Cette approche met en évidence les grands foyers d’émigration et d’immigration climatique, c’est-à-dire les zones vulnérables au changement climatique qui connaîtront probablement un exode de population important et les territoires urbains, périurbains et ruraux qui devront accueillir ces migrants internes en quête de moyens de subsistance et d’une nouvelle vie.
«En l’absence de plans et d’aides appropriés, les personnes qui quitteront les zones rurales pour s’installer en ville risquent d’être confrontées à d’autres risques, potentiellement plus dangereux, explique Kanta Kumari Rigaud, qui a dirigé le rapport. Les pressions exercées sur des ressources limitées pourraient conduire à une montée des tensions et des conflits. Mais ce n’est pas une fatalité. Certes, les migrations climatiques internes sont déjà une réalité, mais on peut éviter qu’elles ne prennent une ampleur critique en les anticipant maintenant.»

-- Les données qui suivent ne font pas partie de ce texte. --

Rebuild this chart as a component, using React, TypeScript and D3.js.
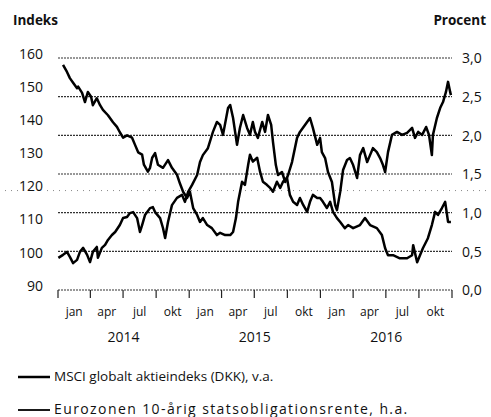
import * as d3 from 'd3'

// MSCI globalt aktieindeks (DKK), venstre akse
const msci: [string, number][] = [
  ['2014-01-02', 99.7], ['2014-01-15', 100.6], ['2014-01-26', 101.5], ['2014-02-03', 100.0],
  ['2014-02-12', 98.1], ['2014-02-23', 99.1], ['2014-03-03', 101.5], ['2014-03-12', 102.7],
  ['2014-03-23', 100.6], ['2014-03-31', 98.4], ['2014-04-08', 101.5], ['2014-04-19', 103.0],
  ['2014-04-22', 99.7], ['2014-05-03', 102.7], ['2014-05-12', 103.6], ['2014-05-20', 105.1],
  ['2014-05-31', 106.6], ['2014-06-09', 107.5], ['2014-06-22', 109.6], ['2014-07-01', 111.7],
  ['2014-07-12', 112.0], ['2014-07-20', 113.2], ['2014-07-29', 113.5], ['2014-08-09', 111.7],
  ['2014-08-17', 107.5], ['2014-08-23', 109.6], ['2014-08-31', 112.6], ['2014-09-14', 114.7],
  ['2014-09-22', 115.0], ['2014-09-28', 113.5], ['2014-10-12', 111.7], ['2014-10-20', 108.7],
  ['2014-10-26', 105.7], ['2014-11-03', 110.5], ['2014-11-14', 115.6], ['2014-11-28', 117.8],
  ['2014-12-12', 118.7], ['2014-12-20', 116.6], ['2014-12-29', 119.6], ['2015-01-09', 121.7],
  ['2015-01-23', 124.7], ['2015-01-31', 128.6], ['2015-02-08', 130.7], ['2015-02-22', 132.8],
  ['2015-03-08', 137.7], ['2015-03-19', 140.7], ['2015-03-28', 139.8], ['2015-04-05', 136.8],
  ['2015-04-19', 144.9], ['2015-04-25', 145.8], ['2015-05-03', 141.9], ['2015-05-14', 133.8],
  ['2015-05-22', 138.9], ['2015-05-31', 142.8], ['2015-06-11', 138.9], ['2015-06-19', 136.8],
  ['2015-06-27', 140.7], ['2015-07-03', 137.7], ['2015-07-11', 135.9], ['2015-07-23', 140.7],
  ['2015-07-31', 137.7], ['2015-08-08', 142.8], ['2015-08-17', 139.8], ['2015-08-22', 134.7],
  ['2015-08-30', 127.7], ['2015-09-05', 124.7], ['2015-09-16', 125.6], ['2015-09-25', 122.6],
  ['2015-10-03', 124.7], ['2015-10-14', 128.6], ['2015-10-28', 135.9], ['2015-11-05', 137.7],
  ['2015-11-19', 139.8], ['2015-12-03', 141.9], ['2015-12-11', 138.9], ['2015-12-23', 133.8],
  ['2015-12-31', 135.9], ['2016-01-05', 131.6], ['2016-01-14', 129.8], ['2016-01-22', 125.6],
  ['2016-02-02', 122.6], ['2016-02-11', 115.6], ['2016-02-16', 114.1], ['2016-02-25', 119.6],
  ['2016-03-04', 126.2], ['2016-03-15', 129.2], ['2016-03-23', 129.8], ['2016-04-01', 127.7],
  ['2016-04-12', 123.8], ['2016-04-20', 130.7], ['2016-04-29', 132.8], ['2016-05-10', 128.6],
  ['2016-05-18', 130.7], ['2016-05-26', 132.8], ['2016-06-06', 131.6], ['2016-06-15', 129.8],
  ['2016-06-23', 127.7], ['2016-06-29', 125.6], ['2016-07-07', 131.6], ['2016-07-18', 136.8],
  ['2016-08-01', 137.7], ['2016-08-15', 136.8], ['2016-08-29', 137.4], ['2016-09-12', 138.9],
  ['2016-09-20', 135.9], ['2016-09-29', 137.7], ['2016-10-10', 136.8], ['2016-10-21', 139.2],
  ['2016-10-29', 136.8], ['2016-11-06', 130.7], ['2016-11-09', 136.8], ['2016-11-20', 141.9],
  ['2016-11-29', 144.9], ['2016-12-07', 146.7], ['2016-12-15', 149.7], ['2016-12-21', 152.8],
  ['2016-12-27', 149.7], ['2016-12-29', 148.8],
]

// Eurozonen 10-årig statsobligationsrente, højre akse (pct.)
const bondYield: [string, number][] = [
  ['2014-01-15', 2.91], ['2014-01-26', 2.82], ['2014-02-03', 2.74], ['2014-02-12', 2.68],
  ['2014-02-23', 2.61], ['2014-02-26', 2.63], ['2014-03-09', 2.55], ['2014-03-17', 2.43],
  ['2014-03-25', 2.56], ['2014-04-03', 2.50], ['2014-04-08', 2.39], ['2014-04-19', 2.48],
  ['2014-04-28', 2.39], ['2014-05-06', 2.33], ['2014-05-20', 2.26], ['2014-06-03', 2.17],
  ['2014-06-14', 2.11], ['2014-06-22', 2.04], ['2014-07-01', 1.97], ['2014-07-12', 2.00],
  ['2014-07-26', 1.97], ['2014-08-03', 1.88], ['2014-08-12', 1.78], ['2014-08-23', 1.75],
  ['2014-08-28', 1.62], ['2014-09-08', 1.53], ['2014-09-14', 1.58], ['2014-09-20', 1.71],
  ['2014-09-28', 1.77], ['2014-10-06', 1.62], ['2014-10-20', 1.58], ['2014-11-03', 1.68],
  ['2014-11-14', 1.58], ['2014-11-28', 1.49], ['2014-12-06', 1.38], ['2014-12-15', 1.27],
  ['2014-12-26', 1.19], ['2015-01-03', 1.27], ['2015-01-12', 1.06], ['2015-01-23', 0.97],
  ['2015-01-31', 0.88], ['2015-02-08', 0.93], ['2015-02-20', 0.84], ['2015-03-05', 0.80],
  ['2015-03-19', 0.71], ['2015-03-28', 0.74], ['2015-04-11', 0.71], ['2015-04-25', 0.71],
  ['2015-05-03', 0.75], ['2015-05-11', 0.93], ['2015-05-17', 1.14], ['2015-05-28', 1.40],
  ['2015-06-05', 1.36], ['2015-06-14', 1.62], ['2015-06-19', 1.75], ['2015-06-27', 1.66],
  ['2015-07-09', 1.71], ['2015-07-17', 1.53], ['2015-07-25', 1.40], ['2015-08-05', 1.36],
  ['2015-08-14', 1.32], ['2015-08-22', 1.27], ['2015-09-02', 1.40], ['2015-09-11', 1.32],
  ['2015-09-19', 1.40], ['2015-09-30', 1.45], ['2015-10-08', 1.23], ['2015-10-17', 1.14],
  ['2015-10-28', 1.10], ['2015-11-05', 1.19], ['2015-11-14', 1.10], ['2015-11-25', 1.01],
  ['2015-12-03', 1.14], ['2015-12-11', 1.23], ['2015-12-23', 1.19], ['2015-12-31', 1.19],
  ['2016-01-08', 1.14], ['2016-01-19', 1.06], ['2016-01-28', 1.14], ['2016-02-05', 1.01],
  ['2016-02-16', 0.93], ['2016-02-25', 0.88], ['2016-03-09', 0.80], ['2016-03-18', 0.84],
  ['2016-04-01', 0.80], ['2016-04-20', 0.84], ['2016-05-04', 0.93], ['2016-05-18', 0.84],
  ['2016-06-06', 0.80], ['2016-06-20', 0.71], ['2016-06-29', 0.54], ['2016-07-07', 0.45],
  ['2016-07-21', 0.45], ['2016-08-09', 0.41], ['2016-08-29', 0.41], ['2016-09-12', 0.45],
  ['2016-09-15', 0.58], ['2016-09-26', 0.36], ['2016-10-04', 0.45], ['2016-10-12', 0.54],
  ['2016-10-26', 0.67], ['2016-11-06', 0.84], ['2016-11-15', 1.01], ['2016-11-23', 0.97],
  ['2016-12-04', 1.06], ['2016-12-13', 1.14], ['2016-12-21', 0.88], ['2016-12-29', 0.88],
]

const leftTicks = [90, 100, 110, 120, 130, 140, 150, 160]
const rightTicks = [0, 0.5, 1, 1.5, 2, 2.5, 3]
const monthNames = ['jan', 'apr', 'jul', 'okt']
const years = [2014, 2015, 2016]
const legendItems = [
  'MSCI globalt aktieindeks (DKK), v.a.',
  'Eurozonen 10-årig statsobligationsrente, h.a.',
]

const W = 491
const H = 417
const FONT = "'Open Sans', 'DejaVu Sans', sans-serif"

export default function App() {
  const plot = { left: 58, right: 452, top: 58, bottom: 290 }

  const x = d3.scaleTime()
    .domain([new Date(2014, 0, 1), new Date(2017, 0, 1)])
    .range([plot.left, plot.right])
  const yL = d3.scaleLinear().domain([90, 160]).range([plot.bottom, plot.top])
  const yR = d3.scaleLinear().domain([0, 3]).range([plot.bottom, plot.top])

  const parse = d3.timeParse('%Y-%m-%d')
  const msciLine = d3.line<[string, number]>()
    .x(d => x(parse(d[0])!))
    .y(d => yL(d[1]))
  const yieldLine = d3.line<[string, number]>()
    .x(d => x(parse(d[0])!))
    .y(d => yR(d[1]))

  const quarters = d3.timeMonth.every(3)!.range(new Date(2014, 0, 1), new Date(2017, 0, 2))
  const fmtR = (v: number) => d3.format('.1f')(v).replace('.', ',')

  return (
    <svg
      width={W}
      height={H}
      style={{ position: 'absolute', left: 0, top: 0, background: '#fff' }}
      fontFamily={FONT}
    >
      {/* axis titles */}
      <text x={13} y={21} fontSize={13.5} fontWeight="bold" dominantBaseline="middle" fill="#111">Indeks</text>
      <text x={486} y={21} fontSize={13.5} fontWeight="bold" textAnchor="end" dominantBaseline="middle" fill="#111">Procent</text>

      {/* faint dotted line at 120 (left axis) */}
      <line x1={5} x2={490} y1={yL(120)} y2={yL(120)} stroke="#888" strokeWidth={1} strokeDasharray="1,5" />

      {/* gridlines at right axis ticks */}
      {rightTicks.map(t => (
        <line key={t} x1={plot.left} x2={plot.right} y1={yR(t)} y2={yR(t)}
          stroke="#333" strokeWidth={1.1} strokeDasharray="2,1" />
      ))}

      {/* x ticks */}
      {quarters.map((q, i) => (
        <line key={i} x1={x(q)} x2={x(q)} y1={plot.bottom} y2={plot.bottom + 8} stroke="#222" strokeWidth={1.2} />
      ))}
      {quarters.slice(0, -1).map((q, i) => {
        const next = quarters[i + 1]
        return (
          <text key={i} x={(x(q) + x(next)) / 2} y={313} fontSize={12} textAnchor="middle"
            dominantBaseline="middle" fill="#111">{monthNames[i % 4]}</text>
        )
      })}
      {years.map(yr => (
        <text key={yr} x={(x(new Date(yr, 0, 1)) + x(new Date(yr + 1, 0, 1))) / 2} y={338}
          fontSize={14} textAnchor="middle" dominantBaseline="middle" fill="#111">{yr}</text>
      ))}

      {/* left axis labels */}
      {leftTicks.map(t => (
        <text key={t} x={43} y={yL(t) - 3} fontSize={14} textAnchor="end" dominantBaseline="middle"
          fill="#111" stroke="#fff" strokeWidth={3} paintOrder="stroke">{t}</text>
      ))}
      {/* right axis labels */}
      {rightTicks.map(t => (
        <text key={t} x={462} y={yR(t) + 1.5} fontSize={14} dominantBaseline="middle"
          fill="#111" stroke="#fff" strokeWidth={3} paintOrder="stroke">{fmtR(t)}</text>
      ))}

      {/* series */}
      <path d={yieldLine(bondYield)!} fill="none" stroke="#000" strokeWidth={2.5} strokeLinejoin="round" />
      <path d={msciLine(msci)!} fill="none" stroke="#000" strokeWidth={2.5} strokeLinejoin="round" />

      {/* legend */}
      {legendItems.map((label, i) => {
        const ly = 377 + i * 33
        return (
          <g key={label}>
            <line x1={18} x2={50} y1={ly} y2={ly} stroke="#000" strokeWidth={i === 0 ? 2.5 : 1.8} />
            <text x={54} y={ly} fontSize={i === 0 ? 13.5 : 14} letterSpacing={i === 0 ? 0 : 1.4}
              dominantBaseline="middle" fill="#111">{label}</text>
          </g>
        )
      })}
    </svg>
  )
}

Le rapport préconise trois grands axes d’action à l’échelle nationale et mondiale. Il s’agit en premier lieu de réduire les émissions de gaz à effet de serre afin de limiter les dérèglements climatiques qu’auront à subir les populations et qui affecteront leurs moyens de subsistance ainsi que l’ampleur globale des migrations climatiques. En deuxième lieu, le rapport invite à transformer les plans de développement afin de prendre en compte toutes les étapes de la migration climatique, avant, pendant et après. Enfin, le document demande d’investir dans les données et les travaux de recherche pour améliorer la compréhension des dynamiques et des trajectoires des migrations climatiques au niveau de chaque pays.